Love’s Labour's Lost

This beautiful speech explains how love is a powerful force, comparing love to be as brave as Hercules, as subtle as a Sphinx, as musical as Apollo’s lute, and as having the voice of all the Gods.

‘But love, first learned in a lady’s eyes,
Lives not alone immured in the brain,
But, with the motion of all elements,
Courses as swift as thought in every power,
And gives to every power a double power,
Above their functions and their offices.’

The Tempest

Perfect for couples who want an alternative reading from a registrar or celebrant, The Tempest sees a wedding celebration like no other, with spirits offering their blessings to the happy couple.

‘Honor, riches, marriage, blessing,
Long continuance, and increasing,
Hourly joys be still upon you.
Juno sings her blessings on you.’

Sonnet 29

Sonnet 29 shows the turmoil of a poet who is troubled by jealousy of others around him, before remembering his ‘sweet love’, and realising that he wouldn’t swap his place for a king as his love brings unrivalled happiness.

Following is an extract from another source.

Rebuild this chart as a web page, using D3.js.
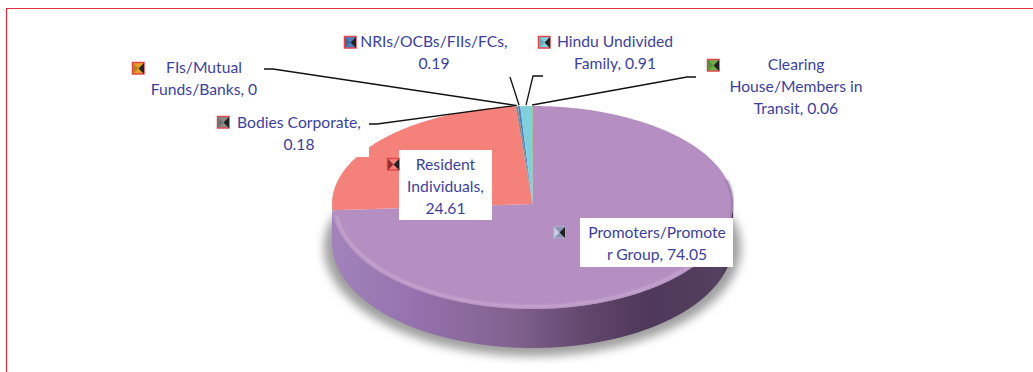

‘Haply I think on thee, and then my state,
Like to the lark at break of day arising
From sullen earth, sings hymns at heaven’s gate;
For thy sweet love remember’d such wealth brings
That then I scorn to change my state with kings.’

Romeo and Juliet

Dazzle any blushing bride with one of Romeo’s most flattering speeches, marvelling at how beautiful Juliet is, and asking himself if he ever did love before the moment he saw her, as he exclaims: ‘I ne’er saw true beauty till this night.’

‘Oh, she doth teach the torches to burn bright!
It seems she hangs upon the cheek of night
Like a rich jewel in an Ethiope’s ear,
Beauty too rich for use, for earth too dear.’

Twelfth Night

This sweet song is perfect for a pre-wedding reading, as the bride is about to walk down the aisle, or when the bride and groom are reunited at the front of the venue. The last line: ‘journeys end in lovers meeting’ provides the perfect mantra for your happily ever after.

‘O, stay and hear! Your true love’s coming,
That can sing both high and low:
Trip no further, pretty sweeting.
Journeys end in lovers meeting.’

Henry V

While Shakespeare offers some beautiful ways to express love and devotion, sometimes less is more, with this beautiful line from King Henry V summing it all up.

‘I know no ways to mince it in love, but directly to say, I love you.’